- **Request**
Copy everything in the listing below word for word, apart from any images.

- **Given information**
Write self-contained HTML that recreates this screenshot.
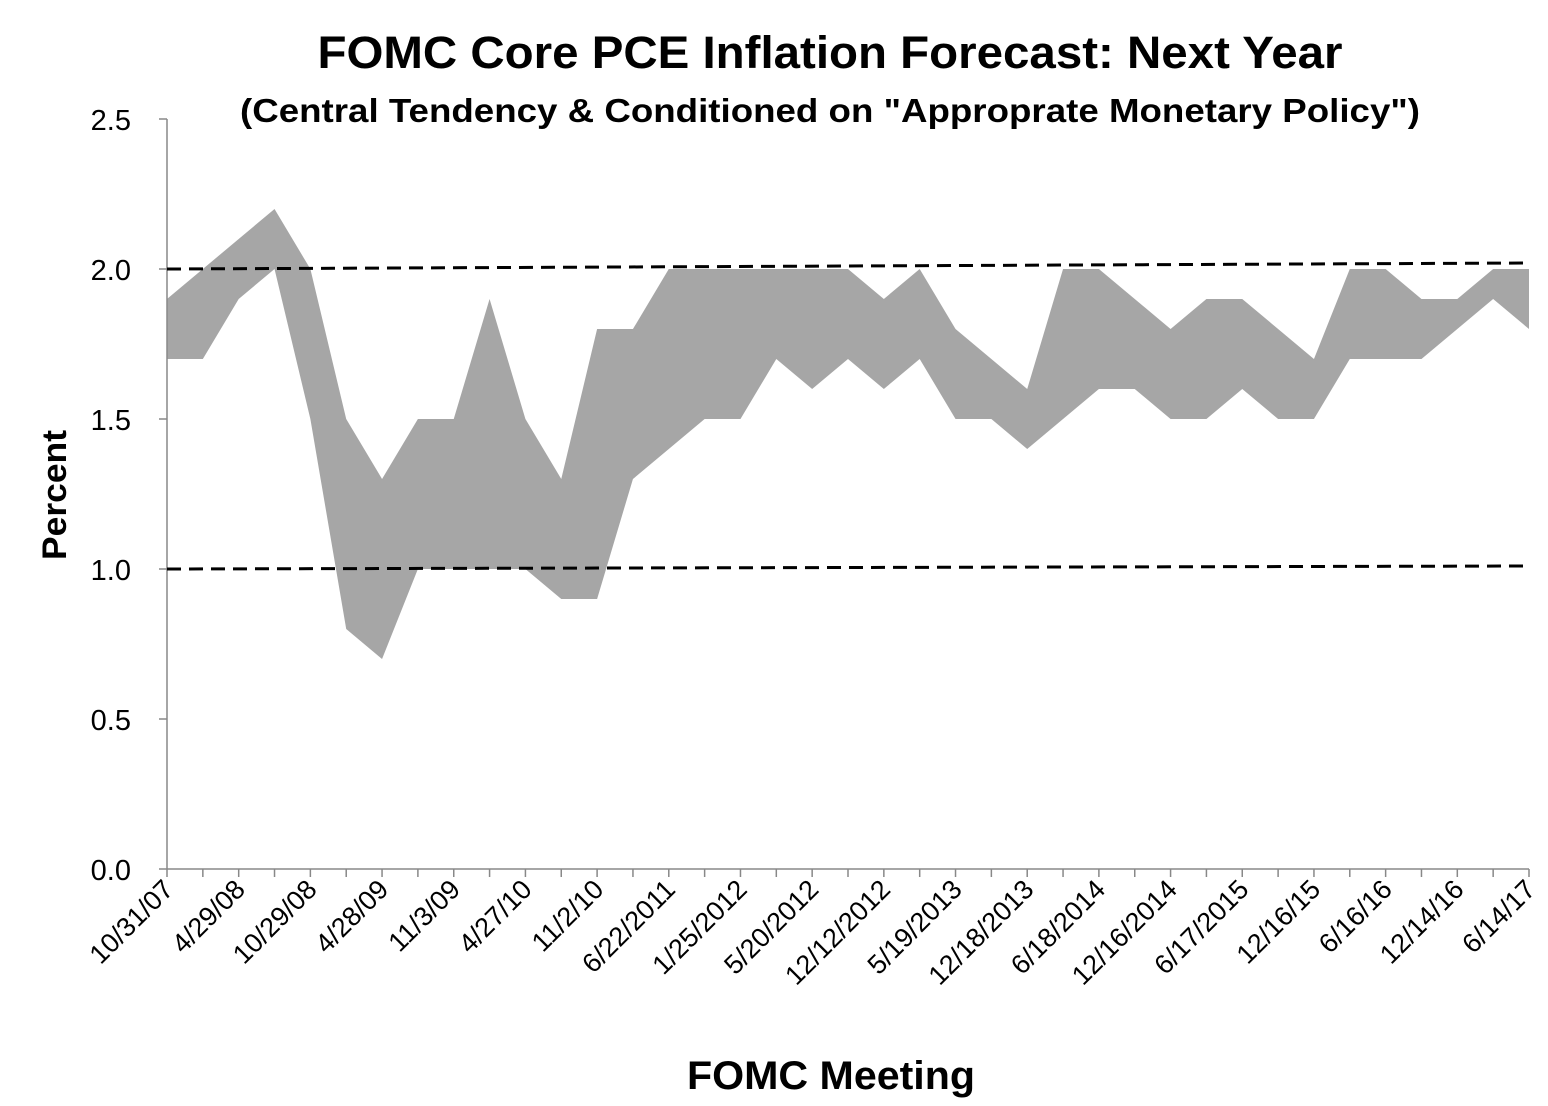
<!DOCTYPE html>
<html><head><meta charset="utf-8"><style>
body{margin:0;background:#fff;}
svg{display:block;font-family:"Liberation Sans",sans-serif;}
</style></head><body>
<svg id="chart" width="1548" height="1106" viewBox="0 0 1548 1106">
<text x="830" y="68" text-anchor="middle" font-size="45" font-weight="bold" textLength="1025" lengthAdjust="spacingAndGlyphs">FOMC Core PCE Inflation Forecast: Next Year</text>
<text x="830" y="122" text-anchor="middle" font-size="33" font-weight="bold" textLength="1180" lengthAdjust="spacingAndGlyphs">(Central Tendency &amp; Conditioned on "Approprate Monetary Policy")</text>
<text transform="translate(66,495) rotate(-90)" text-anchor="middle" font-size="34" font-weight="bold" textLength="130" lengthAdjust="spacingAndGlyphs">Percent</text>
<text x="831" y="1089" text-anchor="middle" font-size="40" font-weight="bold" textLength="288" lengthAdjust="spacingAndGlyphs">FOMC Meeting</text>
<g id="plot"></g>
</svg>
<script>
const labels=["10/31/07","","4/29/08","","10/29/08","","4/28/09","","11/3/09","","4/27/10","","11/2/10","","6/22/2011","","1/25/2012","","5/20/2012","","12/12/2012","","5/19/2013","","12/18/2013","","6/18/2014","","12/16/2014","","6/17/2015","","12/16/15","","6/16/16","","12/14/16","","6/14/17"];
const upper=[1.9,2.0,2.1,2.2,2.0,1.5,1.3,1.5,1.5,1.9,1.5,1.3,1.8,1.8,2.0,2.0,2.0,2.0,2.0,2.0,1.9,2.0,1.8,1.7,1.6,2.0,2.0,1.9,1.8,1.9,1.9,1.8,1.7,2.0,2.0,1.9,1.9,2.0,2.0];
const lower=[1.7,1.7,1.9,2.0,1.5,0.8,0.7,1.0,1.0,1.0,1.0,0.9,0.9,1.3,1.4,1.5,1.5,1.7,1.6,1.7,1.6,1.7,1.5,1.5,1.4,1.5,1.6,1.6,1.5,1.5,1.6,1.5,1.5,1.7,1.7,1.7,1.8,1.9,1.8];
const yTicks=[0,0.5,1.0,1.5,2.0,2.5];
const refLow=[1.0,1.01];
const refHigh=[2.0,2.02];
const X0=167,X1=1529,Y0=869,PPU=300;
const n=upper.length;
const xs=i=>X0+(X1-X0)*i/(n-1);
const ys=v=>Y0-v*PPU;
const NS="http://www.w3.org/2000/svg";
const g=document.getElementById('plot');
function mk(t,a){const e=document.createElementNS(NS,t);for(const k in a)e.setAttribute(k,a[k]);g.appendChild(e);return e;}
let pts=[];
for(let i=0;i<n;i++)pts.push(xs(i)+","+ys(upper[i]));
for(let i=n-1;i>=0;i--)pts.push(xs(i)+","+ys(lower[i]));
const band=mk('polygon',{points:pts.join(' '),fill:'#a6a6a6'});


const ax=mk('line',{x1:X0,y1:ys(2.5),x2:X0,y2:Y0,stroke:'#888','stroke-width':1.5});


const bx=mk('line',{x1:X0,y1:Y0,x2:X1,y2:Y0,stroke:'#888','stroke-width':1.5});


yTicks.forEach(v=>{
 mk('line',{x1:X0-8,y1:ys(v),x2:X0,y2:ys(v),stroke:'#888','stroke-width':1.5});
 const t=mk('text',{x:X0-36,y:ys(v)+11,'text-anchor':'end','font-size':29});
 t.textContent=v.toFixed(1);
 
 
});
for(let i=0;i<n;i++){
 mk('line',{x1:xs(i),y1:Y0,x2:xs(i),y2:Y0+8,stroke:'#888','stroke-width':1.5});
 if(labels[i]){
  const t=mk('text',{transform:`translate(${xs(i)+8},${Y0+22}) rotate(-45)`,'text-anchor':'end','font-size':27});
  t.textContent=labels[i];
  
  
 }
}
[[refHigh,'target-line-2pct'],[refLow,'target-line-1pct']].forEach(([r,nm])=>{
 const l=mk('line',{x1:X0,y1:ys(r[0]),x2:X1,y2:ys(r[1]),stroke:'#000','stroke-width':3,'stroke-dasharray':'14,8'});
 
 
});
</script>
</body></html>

- **Reply to the task**
Write self-contained HTML that recreates this screenshot.
<!DOCTYPE html>
<html><head><meta charset="utf-8"><style>
body{margin:0;background:#fff;}
svg{display:block;font-family:"Liberation Sans",sans-serif;}
</style></head><body>
<svg id="chart" width="1548" height="1106" viewBox="0 0 1548 1106">
<text x="830" y="68" text-anchor="middle" font-size="45" font-weight="bold" textLength="1025" lengthAdjust="spacingAndGlyphs">FOMC Core PCE Inflation Forecast: Next Year</text>
<text x="830" y="122" text-anchor="middle" font-size="33" font-weight="bold" textLength="1180" lengthAdjust="spacingAndGlyphs">(Central Tendency &amp; Conditioned on "Approprate Monetary Policy")</text>
<text transform="translate(66,495) rotate(-90)" text-anchor="middle" font-size="34" font-weight="bold" textLength="130" lengthAdjust="spacingAndGlyphs">Percent</text>
<text x="831" y="1089" text-anchor="middle" font-size="40" font-weight="bold" textLength="288" lengthAdjust="spacingAndGlyphs">FOMC Meeting</text>
<g id="plot"></g>
</svg>
<script>
const labels=["10/31/07","","4/29/08","","10/29/08","","4/28/09","","11/3/09","","4/27/10","","11/2/10","","6/22/2011","","1/25/2012","","5/20/2012","","12/12/2012","","5/19/2013","","12/18/2013","","6/18/2014","","12/16/2014","","6/17/2015","","12/16/15","","6/16/16","","12/14/16","","6/14/17"];
const upper=[1.9,2.0,2.1,2.2,2.0,1.5,1.3,1.5,1.5,1.9,1.5,1.3,1.8,1.8,2.0,2.0,2.0,2.0,2.0,2.0,1.9,2.0,1.8,1.7,1.6,2.0,2.0,1.9,1.8,1.9,1.9,1.8,1.7,2.0,2.0,1.9,1.9,2.0,2.0];
const lower=[1.7,1.7,1.9,2.0,1.5,0.8,0.7,1.0,1.0,1.0,1.0,0.9,0.9,1.3,1.4,1.5,1.5,1.7,1.6,1.7,1.6,1.7,1.5,1.5,1.4,1.5,1.6,1.6,1.5,1.5,1.6,1.5,1.5,1.7,1.7,1.7,1.8,1.9,1.8];
const yTicks=[0,0.5,1.0,1.5,2.0,2.5];
const refLow=[1.0,1.01];
const refHigh=[2.0,2.02];
const X0=167,X1=1529,Y0=869,PPU=300;
const n=upper.length;
const xs=i=>X0+(X1-X0)*i/(n-1);
const ys=v=>Y0-v*PPU;
const NS="http://www.w3.org/2000/svg";
const g=document.getElementById('plot');
function mk(t,a){const e=document.createElementNS(NS,t);for(const k in a)e.setAttribute(k,a[k]);g.appendChild(e);return e;}
let pts=[];
for(let i=0;i<n;i++)pts.push(xs(i)+","+ys(upper[i]));
for(let i=n-1;i>=0;i--)pts.push(xs(i)+","+ys(lower[i]));
const band=mk('polygon',{points:pts.join(' '),fill:'#a6a6a6'});


const ax=mk('line',{x1:X0,y1:ys(2.5),x2:X0,y2:Y0,stroke:'#888','stroke-width':1.5});


const bx=mk('line',{x1:X0,y1:Y0,x2:X1,y2:Y0,stroke:'#888','stroke-width':1.5});


yTicks.forEach(v=>{
 mk('line',{x1:X0-8,y1:ys(v),x2:X0,y2:ys(v),stroke:'#888','stroke-width':1.5});
 const t=mk('text',{x:X0-36,y:ys(v)+11,'text-anchor':'end','font-size':29});
 t.textContent=v.toFixed(1);
 
 
});
for(let i=0;i<n;i++){
 mk('line',{x1:xs(i),y1:Y0,x2:xs(i),y2:Y0+8,stroke:'#888','stroke-width':1.5});
 if(labels[i]){
  const t=mk('text',{transform:`translate(${xs(i)+8},${Y0+22}) rotate(-45)`,'text-anchor':'end','font-size':27});
  t.textContent=labels[i];
  
  
 }
}
[[refHigh,'target-line-2pct'],[refLow,'target-line-1pct']].forEach(([r,nm])=>{
 const l=mk('line',{x1:X0,y1:ys(r[0]),x2:X1,y2:ys(r[1]),stroke:'#000','stroke-width':3,'stroke-dasharray':'14,8'});
 
 
});
</script>
</body></html>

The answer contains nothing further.